• **Requirements**
Identify each line containing the word "seaborn" and copy it.

*** Material for the task

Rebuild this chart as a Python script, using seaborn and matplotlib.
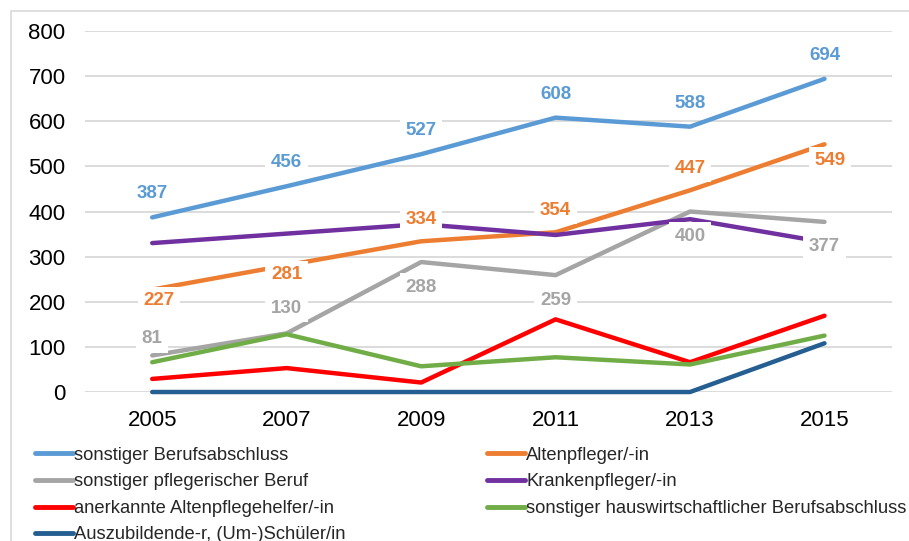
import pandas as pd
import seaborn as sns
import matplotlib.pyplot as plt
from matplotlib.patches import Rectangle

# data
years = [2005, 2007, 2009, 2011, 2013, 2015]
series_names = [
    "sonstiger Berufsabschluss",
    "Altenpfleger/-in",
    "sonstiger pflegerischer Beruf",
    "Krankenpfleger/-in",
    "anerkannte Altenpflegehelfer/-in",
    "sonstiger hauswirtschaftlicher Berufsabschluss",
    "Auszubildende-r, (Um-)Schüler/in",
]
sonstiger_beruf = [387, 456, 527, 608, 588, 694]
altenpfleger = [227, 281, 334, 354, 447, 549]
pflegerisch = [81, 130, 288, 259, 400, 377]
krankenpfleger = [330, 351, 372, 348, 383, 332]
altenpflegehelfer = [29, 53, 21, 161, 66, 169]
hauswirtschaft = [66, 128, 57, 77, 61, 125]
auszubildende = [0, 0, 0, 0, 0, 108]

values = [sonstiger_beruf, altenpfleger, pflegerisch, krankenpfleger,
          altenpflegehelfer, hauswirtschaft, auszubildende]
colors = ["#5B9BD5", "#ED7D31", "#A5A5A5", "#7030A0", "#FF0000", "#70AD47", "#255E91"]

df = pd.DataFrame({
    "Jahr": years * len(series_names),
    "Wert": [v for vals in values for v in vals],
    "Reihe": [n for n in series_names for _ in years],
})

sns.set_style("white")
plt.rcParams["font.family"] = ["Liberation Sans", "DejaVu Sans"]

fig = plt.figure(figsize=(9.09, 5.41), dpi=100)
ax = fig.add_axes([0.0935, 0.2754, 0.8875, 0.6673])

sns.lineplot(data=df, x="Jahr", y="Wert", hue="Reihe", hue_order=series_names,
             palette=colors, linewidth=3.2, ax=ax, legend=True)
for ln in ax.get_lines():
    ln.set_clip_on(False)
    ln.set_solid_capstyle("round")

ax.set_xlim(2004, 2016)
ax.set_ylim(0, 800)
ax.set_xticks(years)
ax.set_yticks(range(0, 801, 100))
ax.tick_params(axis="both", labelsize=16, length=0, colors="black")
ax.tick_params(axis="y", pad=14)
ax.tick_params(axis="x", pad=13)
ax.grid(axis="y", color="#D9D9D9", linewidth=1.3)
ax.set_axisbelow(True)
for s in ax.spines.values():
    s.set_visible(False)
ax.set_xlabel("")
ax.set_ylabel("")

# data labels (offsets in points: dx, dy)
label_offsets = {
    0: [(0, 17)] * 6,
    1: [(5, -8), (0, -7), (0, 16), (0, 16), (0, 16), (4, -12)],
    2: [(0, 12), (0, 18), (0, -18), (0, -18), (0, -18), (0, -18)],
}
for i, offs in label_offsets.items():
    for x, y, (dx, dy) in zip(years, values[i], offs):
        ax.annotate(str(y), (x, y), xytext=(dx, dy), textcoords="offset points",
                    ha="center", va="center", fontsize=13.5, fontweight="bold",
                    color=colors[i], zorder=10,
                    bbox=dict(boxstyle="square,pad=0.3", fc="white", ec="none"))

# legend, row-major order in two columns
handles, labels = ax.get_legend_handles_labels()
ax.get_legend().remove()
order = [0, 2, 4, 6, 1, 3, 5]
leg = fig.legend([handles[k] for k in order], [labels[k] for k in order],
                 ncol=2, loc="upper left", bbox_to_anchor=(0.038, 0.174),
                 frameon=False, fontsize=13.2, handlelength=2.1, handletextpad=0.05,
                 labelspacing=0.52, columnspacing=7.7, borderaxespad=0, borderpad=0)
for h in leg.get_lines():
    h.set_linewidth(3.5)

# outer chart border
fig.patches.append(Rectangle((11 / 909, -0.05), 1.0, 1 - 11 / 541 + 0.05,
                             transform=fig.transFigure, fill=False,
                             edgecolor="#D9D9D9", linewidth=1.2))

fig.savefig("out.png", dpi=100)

******
*** Material for the task

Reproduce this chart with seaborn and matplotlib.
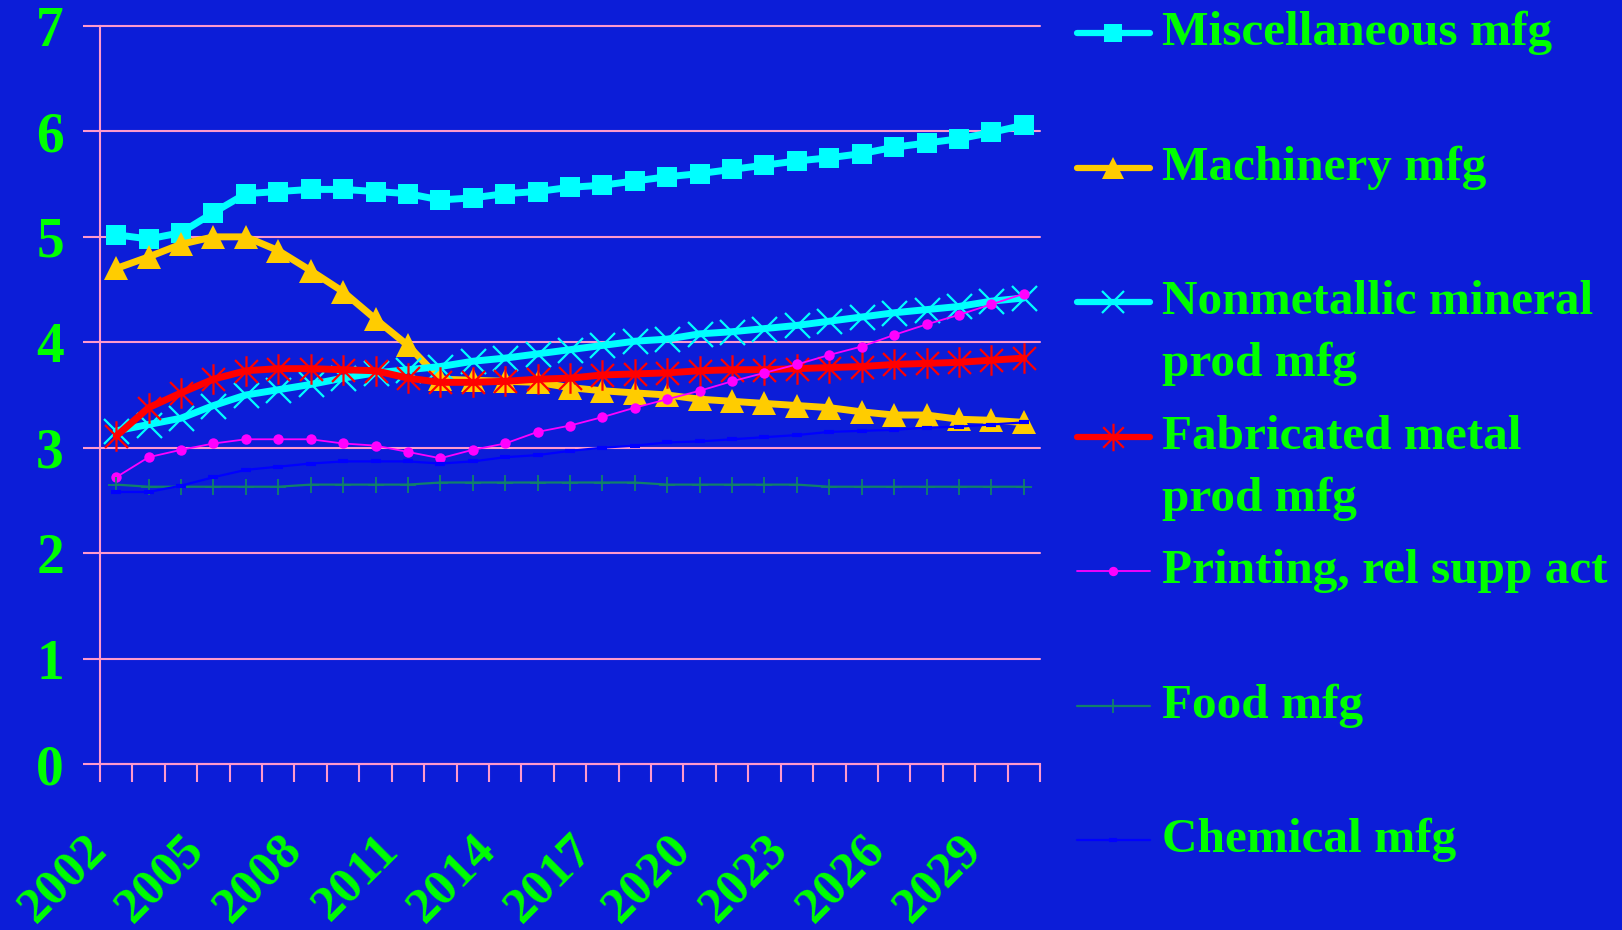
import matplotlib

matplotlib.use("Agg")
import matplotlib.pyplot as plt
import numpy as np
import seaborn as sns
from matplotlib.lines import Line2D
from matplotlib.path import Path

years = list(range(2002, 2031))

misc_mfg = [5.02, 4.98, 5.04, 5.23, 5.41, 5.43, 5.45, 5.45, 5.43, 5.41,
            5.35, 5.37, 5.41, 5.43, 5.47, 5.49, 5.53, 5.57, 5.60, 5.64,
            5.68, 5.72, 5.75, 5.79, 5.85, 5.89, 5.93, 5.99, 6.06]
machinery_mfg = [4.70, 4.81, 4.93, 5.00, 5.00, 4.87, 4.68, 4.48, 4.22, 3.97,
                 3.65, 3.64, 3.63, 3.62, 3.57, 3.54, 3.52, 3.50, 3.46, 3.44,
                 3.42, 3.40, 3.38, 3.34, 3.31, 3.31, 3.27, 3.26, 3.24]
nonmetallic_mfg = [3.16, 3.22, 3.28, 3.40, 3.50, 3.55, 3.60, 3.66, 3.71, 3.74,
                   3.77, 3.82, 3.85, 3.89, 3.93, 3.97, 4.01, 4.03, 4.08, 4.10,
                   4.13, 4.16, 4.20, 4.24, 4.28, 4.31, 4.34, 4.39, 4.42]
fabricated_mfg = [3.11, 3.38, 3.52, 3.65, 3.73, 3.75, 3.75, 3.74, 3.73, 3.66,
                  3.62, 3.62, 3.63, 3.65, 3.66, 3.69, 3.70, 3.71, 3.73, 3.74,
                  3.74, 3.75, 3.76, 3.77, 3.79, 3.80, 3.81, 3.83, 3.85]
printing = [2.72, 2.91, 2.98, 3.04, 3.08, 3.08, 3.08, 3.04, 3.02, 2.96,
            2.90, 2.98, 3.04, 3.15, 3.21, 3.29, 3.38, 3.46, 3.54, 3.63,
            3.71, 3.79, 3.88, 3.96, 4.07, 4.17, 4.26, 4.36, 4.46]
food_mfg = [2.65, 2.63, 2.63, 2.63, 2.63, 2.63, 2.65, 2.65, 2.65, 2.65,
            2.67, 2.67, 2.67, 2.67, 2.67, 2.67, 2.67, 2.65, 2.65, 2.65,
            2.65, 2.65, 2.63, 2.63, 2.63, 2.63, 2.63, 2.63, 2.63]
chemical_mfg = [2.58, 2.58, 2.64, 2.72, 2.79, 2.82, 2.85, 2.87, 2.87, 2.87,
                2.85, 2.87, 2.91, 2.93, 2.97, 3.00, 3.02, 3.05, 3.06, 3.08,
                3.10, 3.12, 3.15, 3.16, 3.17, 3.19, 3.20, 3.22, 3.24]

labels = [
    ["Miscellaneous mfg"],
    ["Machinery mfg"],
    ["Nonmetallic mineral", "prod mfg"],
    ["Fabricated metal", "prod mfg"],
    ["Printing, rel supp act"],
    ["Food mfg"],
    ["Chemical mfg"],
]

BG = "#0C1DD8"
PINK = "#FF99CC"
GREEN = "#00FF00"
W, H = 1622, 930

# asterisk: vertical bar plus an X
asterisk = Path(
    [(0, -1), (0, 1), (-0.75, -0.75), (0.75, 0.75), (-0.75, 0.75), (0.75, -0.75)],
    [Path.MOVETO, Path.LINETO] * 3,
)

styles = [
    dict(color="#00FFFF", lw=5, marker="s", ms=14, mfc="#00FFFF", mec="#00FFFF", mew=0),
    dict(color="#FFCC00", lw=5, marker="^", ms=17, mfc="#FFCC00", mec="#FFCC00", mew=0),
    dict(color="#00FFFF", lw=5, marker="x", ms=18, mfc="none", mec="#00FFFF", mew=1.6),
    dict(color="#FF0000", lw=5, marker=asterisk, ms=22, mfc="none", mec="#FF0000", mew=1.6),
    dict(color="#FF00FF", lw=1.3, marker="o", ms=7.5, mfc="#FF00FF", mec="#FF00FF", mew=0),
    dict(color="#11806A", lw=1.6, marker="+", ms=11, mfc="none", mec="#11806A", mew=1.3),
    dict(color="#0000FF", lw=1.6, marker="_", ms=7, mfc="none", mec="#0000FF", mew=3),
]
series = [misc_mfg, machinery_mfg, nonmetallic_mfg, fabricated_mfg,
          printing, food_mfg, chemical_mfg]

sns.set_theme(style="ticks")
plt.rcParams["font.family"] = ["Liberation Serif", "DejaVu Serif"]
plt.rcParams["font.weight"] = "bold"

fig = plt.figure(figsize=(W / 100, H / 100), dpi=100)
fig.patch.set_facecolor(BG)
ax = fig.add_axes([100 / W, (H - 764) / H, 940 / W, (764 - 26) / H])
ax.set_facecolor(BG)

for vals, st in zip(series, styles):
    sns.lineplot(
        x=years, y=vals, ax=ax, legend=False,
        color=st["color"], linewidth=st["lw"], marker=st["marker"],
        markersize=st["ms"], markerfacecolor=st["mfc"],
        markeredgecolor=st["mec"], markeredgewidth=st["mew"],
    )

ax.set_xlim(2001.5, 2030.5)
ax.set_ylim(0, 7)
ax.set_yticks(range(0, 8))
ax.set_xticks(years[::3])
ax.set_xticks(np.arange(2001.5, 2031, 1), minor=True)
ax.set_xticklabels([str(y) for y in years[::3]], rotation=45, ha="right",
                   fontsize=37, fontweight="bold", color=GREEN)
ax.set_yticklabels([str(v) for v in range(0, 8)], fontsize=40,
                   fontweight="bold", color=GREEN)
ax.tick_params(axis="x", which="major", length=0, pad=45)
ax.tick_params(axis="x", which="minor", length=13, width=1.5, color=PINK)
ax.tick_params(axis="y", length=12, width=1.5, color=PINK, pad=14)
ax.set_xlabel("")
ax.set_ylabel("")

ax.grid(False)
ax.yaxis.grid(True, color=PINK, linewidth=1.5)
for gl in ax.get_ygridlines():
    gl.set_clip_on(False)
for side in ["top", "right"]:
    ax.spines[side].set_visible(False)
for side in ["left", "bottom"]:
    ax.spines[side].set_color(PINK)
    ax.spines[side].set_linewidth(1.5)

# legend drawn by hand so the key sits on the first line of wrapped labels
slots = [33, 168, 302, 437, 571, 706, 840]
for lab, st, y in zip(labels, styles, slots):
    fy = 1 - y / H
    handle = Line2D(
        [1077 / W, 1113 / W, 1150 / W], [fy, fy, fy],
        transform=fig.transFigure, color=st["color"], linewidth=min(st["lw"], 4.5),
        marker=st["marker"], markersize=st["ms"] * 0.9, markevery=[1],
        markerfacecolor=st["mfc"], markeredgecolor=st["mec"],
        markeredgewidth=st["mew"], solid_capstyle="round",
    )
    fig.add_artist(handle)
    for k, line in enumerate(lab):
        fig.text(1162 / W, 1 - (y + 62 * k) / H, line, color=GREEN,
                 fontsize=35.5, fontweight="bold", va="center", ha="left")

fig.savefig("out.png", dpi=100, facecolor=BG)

******

• **Answer in full**
Rebuild this chart as a Python script, using seaborn and matplotlib.
import seaborn as sns
Reproduce this chart with seaborn and matplotlib.
import seaborn as sns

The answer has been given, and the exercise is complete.